As Obama, McCain campaigns go forward, energy plans put on back burner

October 14, 2008

Krishna Sai, a second-year chemical engineering doctoral student, looks at data while working on a transesterification reaction to make biodiesel fuel for research Tuesday in the Engineering Building.

Independence from foreign oil. Alternative and renewable energy resources. Climate change. These terms have been heard in the news, come up in conversation and have been tossed around by presidential candidates John McCain and Barack Obama. But despite the rhetoric, the environment has been overshadowed by issues such as the economy, fuel prices and the war in Iraq, according to a Gallup poll.

“I think people’s concerns about the economy and a lot of misunderstanding about energy and climate change is leading to the environment not getting maybe as much critical and detailed attention that it deserves,” said Dr. Joseph Arvai, the associate director of the environmental science and policy program at MSU.

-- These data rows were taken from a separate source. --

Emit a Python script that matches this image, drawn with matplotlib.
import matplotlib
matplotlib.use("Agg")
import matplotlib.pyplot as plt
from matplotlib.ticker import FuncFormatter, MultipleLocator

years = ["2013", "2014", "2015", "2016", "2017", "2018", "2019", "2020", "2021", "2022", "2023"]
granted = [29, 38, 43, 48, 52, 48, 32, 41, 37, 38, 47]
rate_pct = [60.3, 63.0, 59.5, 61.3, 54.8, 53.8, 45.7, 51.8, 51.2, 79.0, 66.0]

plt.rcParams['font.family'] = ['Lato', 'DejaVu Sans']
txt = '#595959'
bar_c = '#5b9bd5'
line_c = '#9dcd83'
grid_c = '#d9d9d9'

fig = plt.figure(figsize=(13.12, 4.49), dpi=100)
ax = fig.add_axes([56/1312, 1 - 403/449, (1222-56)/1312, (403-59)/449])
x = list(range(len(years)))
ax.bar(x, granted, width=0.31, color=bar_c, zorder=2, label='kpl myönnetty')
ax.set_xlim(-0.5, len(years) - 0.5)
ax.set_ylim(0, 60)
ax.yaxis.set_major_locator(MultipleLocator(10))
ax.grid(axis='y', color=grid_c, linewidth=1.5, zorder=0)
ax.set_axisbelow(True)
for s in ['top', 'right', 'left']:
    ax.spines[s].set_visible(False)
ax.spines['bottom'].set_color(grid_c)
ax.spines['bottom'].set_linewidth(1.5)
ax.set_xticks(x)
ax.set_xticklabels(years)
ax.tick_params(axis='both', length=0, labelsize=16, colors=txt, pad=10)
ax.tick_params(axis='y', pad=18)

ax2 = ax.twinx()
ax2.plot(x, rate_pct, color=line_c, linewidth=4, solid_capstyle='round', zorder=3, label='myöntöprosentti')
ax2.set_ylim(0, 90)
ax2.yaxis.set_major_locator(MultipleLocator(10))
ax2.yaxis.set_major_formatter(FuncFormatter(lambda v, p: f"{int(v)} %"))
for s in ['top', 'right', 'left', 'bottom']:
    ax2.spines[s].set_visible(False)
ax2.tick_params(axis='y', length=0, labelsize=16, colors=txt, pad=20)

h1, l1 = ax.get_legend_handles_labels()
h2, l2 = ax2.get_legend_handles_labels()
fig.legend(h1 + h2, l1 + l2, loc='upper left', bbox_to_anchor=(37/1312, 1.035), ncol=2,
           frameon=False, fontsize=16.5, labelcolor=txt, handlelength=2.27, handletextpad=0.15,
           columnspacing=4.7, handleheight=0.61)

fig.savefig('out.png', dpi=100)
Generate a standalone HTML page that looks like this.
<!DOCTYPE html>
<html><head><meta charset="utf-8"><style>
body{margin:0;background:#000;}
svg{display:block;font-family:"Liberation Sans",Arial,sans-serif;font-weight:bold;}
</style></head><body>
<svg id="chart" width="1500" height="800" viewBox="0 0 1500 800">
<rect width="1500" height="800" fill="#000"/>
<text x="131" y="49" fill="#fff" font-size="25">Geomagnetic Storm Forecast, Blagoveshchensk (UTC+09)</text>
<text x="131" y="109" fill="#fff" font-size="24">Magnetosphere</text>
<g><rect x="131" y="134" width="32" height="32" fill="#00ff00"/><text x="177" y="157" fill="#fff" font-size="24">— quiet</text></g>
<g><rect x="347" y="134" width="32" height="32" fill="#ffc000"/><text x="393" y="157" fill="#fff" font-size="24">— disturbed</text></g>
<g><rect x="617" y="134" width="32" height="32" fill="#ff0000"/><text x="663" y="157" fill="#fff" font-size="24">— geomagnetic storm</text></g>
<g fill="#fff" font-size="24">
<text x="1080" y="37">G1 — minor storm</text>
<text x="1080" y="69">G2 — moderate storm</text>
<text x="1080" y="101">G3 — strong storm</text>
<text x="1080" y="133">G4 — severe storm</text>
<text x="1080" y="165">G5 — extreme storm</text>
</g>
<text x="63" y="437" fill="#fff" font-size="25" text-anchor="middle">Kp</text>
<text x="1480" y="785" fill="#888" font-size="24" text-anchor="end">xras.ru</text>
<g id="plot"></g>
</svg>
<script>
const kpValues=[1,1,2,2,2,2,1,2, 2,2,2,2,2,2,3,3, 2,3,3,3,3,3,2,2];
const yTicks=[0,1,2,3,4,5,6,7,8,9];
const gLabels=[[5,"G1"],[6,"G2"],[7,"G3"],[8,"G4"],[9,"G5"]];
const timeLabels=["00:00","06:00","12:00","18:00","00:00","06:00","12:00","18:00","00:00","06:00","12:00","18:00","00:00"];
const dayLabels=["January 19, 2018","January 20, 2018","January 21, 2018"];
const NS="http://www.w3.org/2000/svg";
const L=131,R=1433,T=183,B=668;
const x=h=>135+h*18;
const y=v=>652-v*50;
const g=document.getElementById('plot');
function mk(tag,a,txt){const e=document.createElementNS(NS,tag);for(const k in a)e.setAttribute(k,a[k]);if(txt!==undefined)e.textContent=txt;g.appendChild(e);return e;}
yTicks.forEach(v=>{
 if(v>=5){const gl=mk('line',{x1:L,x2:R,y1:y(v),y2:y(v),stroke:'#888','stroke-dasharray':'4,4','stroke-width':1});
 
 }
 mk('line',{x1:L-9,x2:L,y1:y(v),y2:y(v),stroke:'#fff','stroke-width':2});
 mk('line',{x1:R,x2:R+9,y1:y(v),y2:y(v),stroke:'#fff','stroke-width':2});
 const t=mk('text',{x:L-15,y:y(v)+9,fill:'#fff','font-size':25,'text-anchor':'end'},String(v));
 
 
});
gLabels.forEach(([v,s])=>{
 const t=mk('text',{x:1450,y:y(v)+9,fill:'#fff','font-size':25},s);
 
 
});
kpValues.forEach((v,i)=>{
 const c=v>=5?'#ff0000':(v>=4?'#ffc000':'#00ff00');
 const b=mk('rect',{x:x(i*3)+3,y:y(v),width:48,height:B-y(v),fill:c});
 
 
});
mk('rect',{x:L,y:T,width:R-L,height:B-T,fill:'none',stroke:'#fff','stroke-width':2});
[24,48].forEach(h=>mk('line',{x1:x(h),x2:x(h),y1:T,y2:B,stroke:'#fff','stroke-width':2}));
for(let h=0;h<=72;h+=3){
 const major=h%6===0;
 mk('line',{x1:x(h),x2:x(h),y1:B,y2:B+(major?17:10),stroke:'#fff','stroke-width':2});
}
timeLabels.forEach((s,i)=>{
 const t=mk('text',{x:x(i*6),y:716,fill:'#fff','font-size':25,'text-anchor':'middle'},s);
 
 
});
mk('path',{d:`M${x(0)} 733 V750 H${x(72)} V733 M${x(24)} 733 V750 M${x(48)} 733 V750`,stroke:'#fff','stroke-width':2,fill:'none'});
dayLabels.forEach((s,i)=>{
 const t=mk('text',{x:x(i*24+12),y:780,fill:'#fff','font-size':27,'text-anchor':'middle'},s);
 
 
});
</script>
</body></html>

The discussion the candidates have devoted to environmental and energy issues has been difficult to sort through, said Ellen Bornhorst, a biosystems engineering junior and co-president of Eco.

“They say a lot of things, but it’s hard to know what they’ll do,” she said. “Both say that they will work towards more alternative energy, but they haven’t said a way to achieve that.”

One area many Americans are concerned with is the rising cost of fuel prices. Although both candidates support domestic oil drilling, they also are pushing alternative fuels such as biofuels, hybrid and electric technology.

Obama wants to have 1 million plug-in hybrid cars in the hands of consumers by 2015. Current hybrids run on electric motors at low speeds and gas at higher speeds. Newer models charge by being plugged into the wall, said Dr. Dennis Miller, a chemical engineering professor who researches the production of fuels and chemicals from renewable resources.

“There will be electric cars available in two years, like GM’s Volt in 2010,” Miller said. “The technology for hybrids is here.”

McCain is pushing the Clean Car Challenge, which will provide automakers with a $5,000 tax credit for each zero-emission car sold. He also is promoting alternative fuels such as ethanol, especially cellulosic ethanol.

Miller’s research deals with developing renewable fuels, such as cellulosic ethanol, and chemicals for use in plastics and other items. He said cellulosic ethanol is made from the structural part of a plant, such as corn stalks or grass, as opposed to ethanol made from the starches from the kernels of corn.

This type of ethanol is less likely to interfere with food crops, according to McCain’s Web site.

“The food versus fuel controversy has come up in the last two years since the ethanol industry has really grown up,” Miller said. “The demand for ethanol has gone up exponentially and it takes a few years to increase corn production.”

Much of the funding supporting general research at MSU and Miller’s research, specifically, comes from federal funding that could be affected by the party that gains power, said Dr. Steven Pueppke, an assistant vice president for research and graduate studies and director of the office of biobased technologies.

“Both parties have indicated that they want renewable and alternative energy, so opportunities will still be out there regardless of which party (wins the presidency),” Pueppke said.